My research started with finding the recent backlash on the curing-press-ons-with-gel trend. Nail industry experts on TikTok explained LED lamps cannot penetrate through opaque press-ons, leaving uncured gel touching the nail’s surface. Amber from @amberthenailwhisperer warned that, over time, this could cause an allergy to gel — meaning the wearer would never be able to use gel again.
This allergy is an example of contact dermatitis. You can see an example of what this looks like here, but warning: it ain’t pretty. You can get this sort of dermatitis from any contact with uncured gel, meaning that while it is more likely, it’s not exclusive to at-home manicures.
Doing a bit of research, I learned 24 watts is the minimum necessary to properly cure gel nails. According to Le Mini Macaron’s FAQ page, their mini LED lamps are 3W. A measly three watts! After reading this, I promptly took off my gel manicure and found a sticky patch of uncured gel silently taunting me. Now imagine that uncured gel sits there for a few weeks, absorbing into your porous nail plate!
I must postface this by saying I followed the instructions perfectly (I am a Virgo sun and moon, after all). While the lamp automatically cuts off after 30 seconds, letting you know your fingers are allegedly done baking, I left them in there longer for good measure. I applied thin coats of the polish, too — pinky promise! These extra steps were for naught, and here I am with bare fingers, scared that one morning, I’ll wake up with crocodile hands.

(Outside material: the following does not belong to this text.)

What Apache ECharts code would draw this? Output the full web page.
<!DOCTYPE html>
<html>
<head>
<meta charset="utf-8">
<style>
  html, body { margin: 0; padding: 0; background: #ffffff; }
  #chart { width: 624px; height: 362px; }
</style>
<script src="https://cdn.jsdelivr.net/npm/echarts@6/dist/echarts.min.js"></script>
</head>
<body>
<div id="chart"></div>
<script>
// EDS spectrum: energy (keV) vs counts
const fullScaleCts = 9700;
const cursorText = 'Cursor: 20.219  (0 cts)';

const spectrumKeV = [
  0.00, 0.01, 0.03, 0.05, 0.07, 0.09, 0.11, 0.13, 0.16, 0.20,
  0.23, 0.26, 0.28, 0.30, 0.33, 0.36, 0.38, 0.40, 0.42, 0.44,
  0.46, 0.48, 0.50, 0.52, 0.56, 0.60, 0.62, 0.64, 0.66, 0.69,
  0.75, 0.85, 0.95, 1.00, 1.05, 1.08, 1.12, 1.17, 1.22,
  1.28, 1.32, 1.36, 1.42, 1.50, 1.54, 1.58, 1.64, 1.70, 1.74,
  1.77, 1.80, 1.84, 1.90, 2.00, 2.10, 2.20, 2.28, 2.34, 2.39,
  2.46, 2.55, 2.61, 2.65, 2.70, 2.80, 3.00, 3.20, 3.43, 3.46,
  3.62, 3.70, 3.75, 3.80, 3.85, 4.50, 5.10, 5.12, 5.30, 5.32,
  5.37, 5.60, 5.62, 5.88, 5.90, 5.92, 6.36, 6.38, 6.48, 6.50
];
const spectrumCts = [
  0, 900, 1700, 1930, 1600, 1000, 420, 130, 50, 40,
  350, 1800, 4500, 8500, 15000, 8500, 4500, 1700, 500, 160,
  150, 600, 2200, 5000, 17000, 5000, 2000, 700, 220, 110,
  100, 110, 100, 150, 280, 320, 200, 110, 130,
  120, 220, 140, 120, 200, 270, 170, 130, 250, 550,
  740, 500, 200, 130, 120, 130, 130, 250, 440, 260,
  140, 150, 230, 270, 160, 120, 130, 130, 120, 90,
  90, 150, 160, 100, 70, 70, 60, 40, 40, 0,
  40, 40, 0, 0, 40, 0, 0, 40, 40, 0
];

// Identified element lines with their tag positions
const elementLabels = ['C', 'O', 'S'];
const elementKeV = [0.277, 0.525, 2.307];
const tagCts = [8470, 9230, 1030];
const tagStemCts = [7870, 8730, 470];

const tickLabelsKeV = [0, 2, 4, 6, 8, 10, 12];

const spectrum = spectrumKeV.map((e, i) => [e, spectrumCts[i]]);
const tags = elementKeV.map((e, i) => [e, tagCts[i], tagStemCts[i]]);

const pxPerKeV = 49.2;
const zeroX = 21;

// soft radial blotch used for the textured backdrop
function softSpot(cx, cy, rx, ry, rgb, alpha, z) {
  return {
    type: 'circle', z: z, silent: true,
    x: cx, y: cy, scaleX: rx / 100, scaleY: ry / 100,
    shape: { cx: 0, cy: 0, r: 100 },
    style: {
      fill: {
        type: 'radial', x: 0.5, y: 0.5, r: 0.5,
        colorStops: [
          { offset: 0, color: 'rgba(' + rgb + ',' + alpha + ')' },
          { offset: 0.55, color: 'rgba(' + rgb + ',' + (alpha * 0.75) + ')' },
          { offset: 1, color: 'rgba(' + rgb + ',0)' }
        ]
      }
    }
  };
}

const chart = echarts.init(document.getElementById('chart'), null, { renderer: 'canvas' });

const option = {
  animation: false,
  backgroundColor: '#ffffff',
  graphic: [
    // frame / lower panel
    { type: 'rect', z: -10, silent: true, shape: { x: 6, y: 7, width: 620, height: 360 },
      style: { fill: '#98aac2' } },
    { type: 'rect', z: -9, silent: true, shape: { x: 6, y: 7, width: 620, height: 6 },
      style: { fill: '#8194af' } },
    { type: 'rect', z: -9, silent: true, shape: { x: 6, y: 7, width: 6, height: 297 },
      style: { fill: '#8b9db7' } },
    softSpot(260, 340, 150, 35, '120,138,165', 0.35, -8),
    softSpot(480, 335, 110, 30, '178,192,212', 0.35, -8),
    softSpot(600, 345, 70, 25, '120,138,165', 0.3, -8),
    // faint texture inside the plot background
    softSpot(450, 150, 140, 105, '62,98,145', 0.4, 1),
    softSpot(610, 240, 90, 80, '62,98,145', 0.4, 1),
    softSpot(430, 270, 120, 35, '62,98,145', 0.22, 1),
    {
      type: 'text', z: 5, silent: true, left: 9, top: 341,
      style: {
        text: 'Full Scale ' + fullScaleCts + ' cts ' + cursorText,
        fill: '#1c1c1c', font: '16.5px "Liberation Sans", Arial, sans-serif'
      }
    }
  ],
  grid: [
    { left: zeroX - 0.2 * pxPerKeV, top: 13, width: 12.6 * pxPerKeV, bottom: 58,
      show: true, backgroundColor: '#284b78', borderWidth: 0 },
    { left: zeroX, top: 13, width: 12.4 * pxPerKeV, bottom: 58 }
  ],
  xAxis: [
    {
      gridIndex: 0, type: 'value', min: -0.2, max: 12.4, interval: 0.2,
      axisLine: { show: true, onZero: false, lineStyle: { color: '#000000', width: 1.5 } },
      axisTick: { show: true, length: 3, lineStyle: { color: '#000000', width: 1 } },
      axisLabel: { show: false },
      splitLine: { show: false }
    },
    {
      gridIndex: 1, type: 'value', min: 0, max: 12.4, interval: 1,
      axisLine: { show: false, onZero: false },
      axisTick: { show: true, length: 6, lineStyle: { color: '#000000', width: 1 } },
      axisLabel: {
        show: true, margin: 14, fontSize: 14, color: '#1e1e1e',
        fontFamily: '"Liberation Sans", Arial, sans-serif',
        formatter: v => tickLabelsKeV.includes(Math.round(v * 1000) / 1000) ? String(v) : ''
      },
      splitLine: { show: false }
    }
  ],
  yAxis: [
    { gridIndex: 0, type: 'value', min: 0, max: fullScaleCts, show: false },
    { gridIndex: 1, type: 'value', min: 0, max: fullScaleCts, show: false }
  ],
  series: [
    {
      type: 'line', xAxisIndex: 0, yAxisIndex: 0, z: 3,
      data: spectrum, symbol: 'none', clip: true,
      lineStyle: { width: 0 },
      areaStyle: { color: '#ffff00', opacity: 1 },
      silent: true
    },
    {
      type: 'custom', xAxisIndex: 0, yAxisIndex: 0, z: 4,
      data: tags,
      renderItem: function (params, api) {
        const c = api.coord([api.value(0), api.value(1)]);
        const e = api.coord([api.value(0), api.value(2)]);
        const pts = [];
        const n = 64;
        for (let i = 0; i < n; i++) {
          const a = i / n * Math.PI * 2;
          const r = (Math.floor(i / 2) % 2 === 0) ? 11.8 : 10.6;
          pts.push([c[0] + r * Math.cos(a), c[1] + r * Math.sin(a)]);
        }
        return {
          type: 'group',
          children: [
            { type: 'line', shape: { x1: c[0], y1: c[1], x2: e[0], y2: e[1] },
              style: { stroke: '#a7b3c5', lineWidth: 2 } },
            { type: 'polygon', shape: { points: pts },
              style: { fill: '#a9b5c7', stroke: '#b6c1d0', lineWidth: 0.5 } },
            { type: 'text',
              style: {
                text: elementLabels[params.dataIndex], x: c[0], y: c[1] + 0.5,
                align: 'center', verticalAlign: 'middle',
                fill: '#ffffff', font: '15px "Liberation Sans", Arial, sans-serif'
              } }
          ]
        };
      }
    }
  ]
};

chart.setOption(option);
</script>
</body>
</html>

Going forward, I’m going to invest in a higher-wattage lamp but continue to use my Le Mini Macaron gels. I mean, look at how perfect the green in this kit is. For you, dear reader, let this serve as a warning against low-wattage lamps and a testament to the aphorism “knowledge is power.” This knowledge might just save you from a lifelong gel nail allergy.
Tips for avoiding a gel allergy
- Don’t use gel with opaque press-ons. Regular nail glue will suffice.
- Use a strong enough lamp. [Editor’s note: This is the lamp I use. It packs a robust 220 watts.]
- If you accidentally get polish on your skin while painting, promptly clean it off with a brush soaked in acetone.
- If you experience itching, swelling, or discomfort after a manicure (of any kind, really), take it off post haste.